------ DATA LISTING ------
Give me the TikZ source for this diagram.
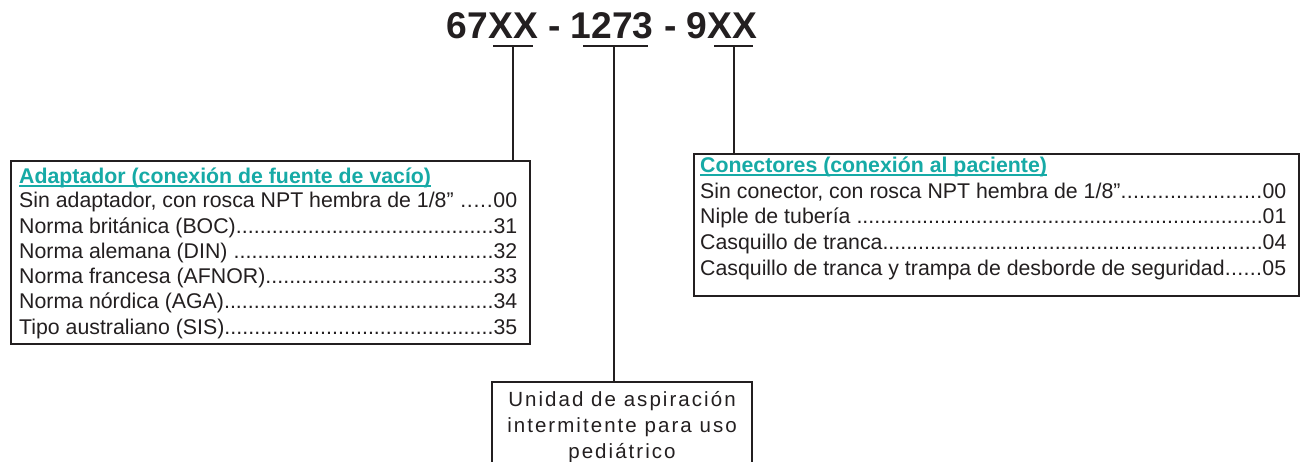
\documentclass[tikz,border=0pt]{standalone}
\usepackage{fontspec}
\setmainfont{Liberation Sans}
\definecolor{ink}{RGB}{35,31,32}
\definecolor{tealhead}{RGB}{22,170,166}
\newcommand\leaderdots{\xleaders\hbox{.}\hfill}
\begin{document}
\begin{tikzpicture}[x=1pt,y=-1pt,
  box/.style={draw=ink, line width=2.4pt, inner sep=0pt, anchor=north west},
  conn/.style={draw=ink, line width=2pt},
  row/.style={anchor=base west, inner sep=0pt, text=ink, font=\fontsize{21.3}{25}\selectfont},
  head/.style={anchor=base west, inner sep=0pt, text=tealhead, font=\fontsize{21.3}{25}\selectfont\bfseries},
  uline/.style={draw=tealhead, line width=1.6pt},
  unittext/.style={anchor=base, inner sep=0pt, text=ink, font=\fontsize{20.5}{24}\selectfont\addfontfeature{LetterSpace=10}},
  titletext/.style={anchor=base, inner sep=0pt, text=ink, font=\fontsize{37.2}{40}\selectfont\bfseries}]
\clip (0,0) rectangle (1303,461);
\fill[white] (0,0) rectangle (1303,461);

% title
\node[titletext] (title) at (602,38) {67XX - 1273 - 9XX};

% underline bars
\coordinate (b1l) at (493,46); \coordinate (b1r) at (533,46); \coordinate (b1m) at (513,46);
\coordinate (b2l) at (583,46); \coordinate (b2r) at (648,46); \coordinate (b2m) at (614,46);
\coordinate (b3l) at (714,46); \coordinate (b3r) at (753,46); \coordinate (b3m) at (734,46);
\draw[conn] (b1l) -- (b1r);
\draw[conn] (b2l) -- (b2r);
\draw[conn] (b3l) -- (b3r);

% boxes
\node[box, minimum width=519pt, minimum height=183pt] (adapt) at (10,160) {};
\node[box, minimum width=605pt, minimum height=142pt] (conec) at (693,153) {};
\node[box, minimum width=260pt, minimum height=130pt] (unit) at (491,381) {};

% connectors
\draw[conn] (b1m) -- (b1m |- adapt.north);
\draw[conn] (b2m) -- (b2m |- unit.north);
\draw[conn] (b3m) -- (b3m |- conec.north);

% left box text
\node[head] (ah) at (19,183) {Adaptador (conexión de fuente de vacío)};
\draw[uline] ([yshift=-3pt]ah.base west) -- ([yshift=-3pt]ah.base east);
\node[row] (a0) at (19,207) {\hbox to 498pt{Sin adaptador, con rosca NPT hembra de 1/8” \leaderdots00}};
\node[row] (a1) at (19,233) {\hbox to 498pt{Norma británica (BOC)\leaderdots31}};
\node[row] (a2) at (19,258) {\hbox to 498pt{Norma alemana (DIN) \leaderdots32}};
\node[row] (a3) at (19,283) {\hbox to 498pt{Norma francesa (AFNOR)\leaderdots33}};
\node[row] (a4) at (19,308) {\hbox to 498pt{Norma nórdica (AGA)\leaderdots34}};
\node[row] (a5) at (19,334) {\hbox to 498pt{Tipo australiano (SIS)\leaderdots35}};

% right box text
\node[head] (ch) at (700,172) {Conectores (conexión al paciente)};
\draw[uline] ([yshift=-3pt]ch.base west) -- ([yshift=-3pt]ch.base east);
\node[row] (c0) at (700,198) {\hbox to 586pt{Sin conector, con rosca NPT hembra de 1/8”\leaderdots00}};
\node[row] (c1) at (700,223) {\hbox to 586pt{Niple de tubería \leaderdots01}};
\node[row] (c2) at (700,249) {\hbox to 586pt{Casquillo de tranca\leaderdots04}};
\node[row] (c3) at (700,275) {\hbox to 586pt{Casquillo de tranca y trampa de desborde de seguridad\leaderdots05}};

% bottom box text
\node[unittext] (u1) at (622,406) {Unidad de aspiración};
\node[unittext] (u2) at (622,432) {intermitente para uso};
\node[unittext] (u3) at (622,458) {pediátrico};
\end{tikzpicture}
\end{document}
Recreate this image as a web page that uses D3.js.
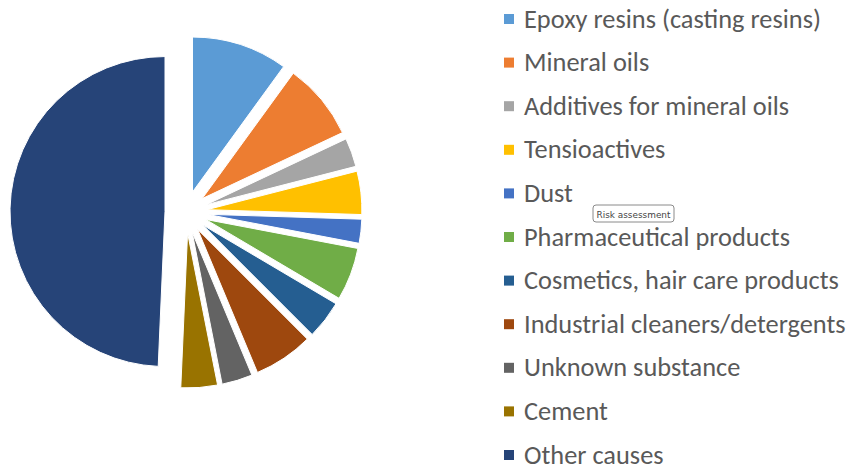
------
> [WHAT YOU NEED TO DO]:
Omit any images, then output the listing exactly.

> [COMPLETE OUTPUT]:
Give me the TikZ source for this diagram.
\documentclass[tikz,border=0pt]{standalone}
\usepackage{fontspec}
\setmainfont{Liberation Sans}
\definecolor{ink}{RGB}{35,31,32}
\definecolor{tealhead}{RGB}{22,170,166}
\newcommand\leaderdots{\xleaders\hbox{.}\hfill}
\begin{document}
\begin{tikzpicture}[x=1pt,y=-1pt,
  box/.style={draw=ink, line width=2.4pt, inner sep=0pt, anchor=north west},
  conn/.style={draw=ink, line width=2pt},
  row/.style={anchor=base west, inner sep=0pt, text=ink, font=\fontsize{21.3}{25}\selectfont},
  head/.style={anchor=base west, inner sep=0pt, text=tealhead, font=\fontsize{21.3}{25}\selectfont\bfseries},
  uline/.style={draw=tealhead, line width=1.6pt},
  unittext/.style={anchor=base, inner sep=0pt, text=ink, font=\fontsize{20.5}{24}\selectfont\addfontfeature{LetterSpace=10}},
  titletext/.style={anchor=base, inner sep=0pt, text=ink, font=\fontsize{37.2}{40}\selectfont\bfseries}]
\clip (0,0) rectangle (1303,461);
\fill[white] (0,0) rectangle (1303,461);

% title
\node[titletext] (title) at (602,38) {67XX - 1273 - 9XX};

% underline bars
\coordinate (b1l) at (493,46); \coordinate (b1r) at (533,46); \coordinate (b1m) at (513,46);
\coordinate (b2l) at (583,46); \coordinate (b2r) at (648,46); \coordinate (b2m) at (614,46);
\coordinate (b3l) at (714,46); \coordinate (b3r) at (753,46); \coordinate (b3m) at (734,46);
\draw[conn] (b1l) -- (b1r);
\draw[conn] (b2l) -- (b2r);
\draw[conn] (b3l) -- (b3r);

% boxes
\node[box, minimum width=519pt, minimum height=183pt] (adapt) at (10,160) {};
\node[box, minimum width=605pt, minimum height=142pt] (conec) at (693,153) {};
\node[box, minimum width=260pt, minimum height=130pt] (unit) at (491,381) {};

% connectors
\draw[conn] (b1m) -- (b1m |- adapt.north);
\draw[conn] (b2m) -- (b2m |- unit.north);
\draw[conn] (b3m) -- (b3m |- conec.north);

% left box text
\node[head] (ah) at (19,183) {Adaptador (conexión de fuente de vacío)};
\draw[uline] ([yshift=-3pt]ah.base west) -- ([yshift=-3pt]ah.base east);
\node[row] (a0) at (19,207) {\hbox to 498pt{Sin adaptador, con rosca NPT hembra de 1/8” \leaderdots00}};
\node[row] (a1) at (19,233) {\hbox to 498pt{Norma británica (BOC)\leaderdots31}};
\node[row] (a2) at (19,258) {\hbox to 498pt{Norma alemana (DIN) \leaderdots32}};
\node[row] (a3) at (19,283) {\hbox to 498pt{Norma francesa (AFNOR)\leaderdots33}};
\node[row] (a4) at (19,308) {\hbox to 498pt{Norma nórdica (AGA)\leaderdots34}};
\node[row] (a5) at (19,334) {\hbox to 498pt{Tipo australiano (SIS)\leaderdots35}};

% right box text
\node[head] (ch) at (700,172) {Conectores (conexión al paciente)};
\draw[uline] ([yshift=-3pt]ch.base west) -- ([yshift=-3pt]ch.base east);
\node[row] (c0) at (700,198) {\hbox to 586pt{Sin conector, con rosca NPT hembra de 1/8”\leaderdots00}};
\node[row] (c1) at (700,223) {\hbox to 586pt{Niple de tubería \leaderdots01}};
\node[row] (c2) at (700,249) {\hbox to 586pt{Casquillo de tranca\leaderdots04}};
\node[row] (c3) at (700,275) {\hbox to 586pt{Casquillo de tranca y trampa de desborde de seguridad\leaderdots05}};

% bottom box text
\node[unittext] (u1) at (622,406) {Unidad de aspiración};
\node[unittext] (u2) at (622,432) {intermitente para uso};
\node[unittext] (u3) at (622,458) {pediátrico};
\end{tikzpicture}
\end{document}
Recreate this image as a web page that uses D3.js.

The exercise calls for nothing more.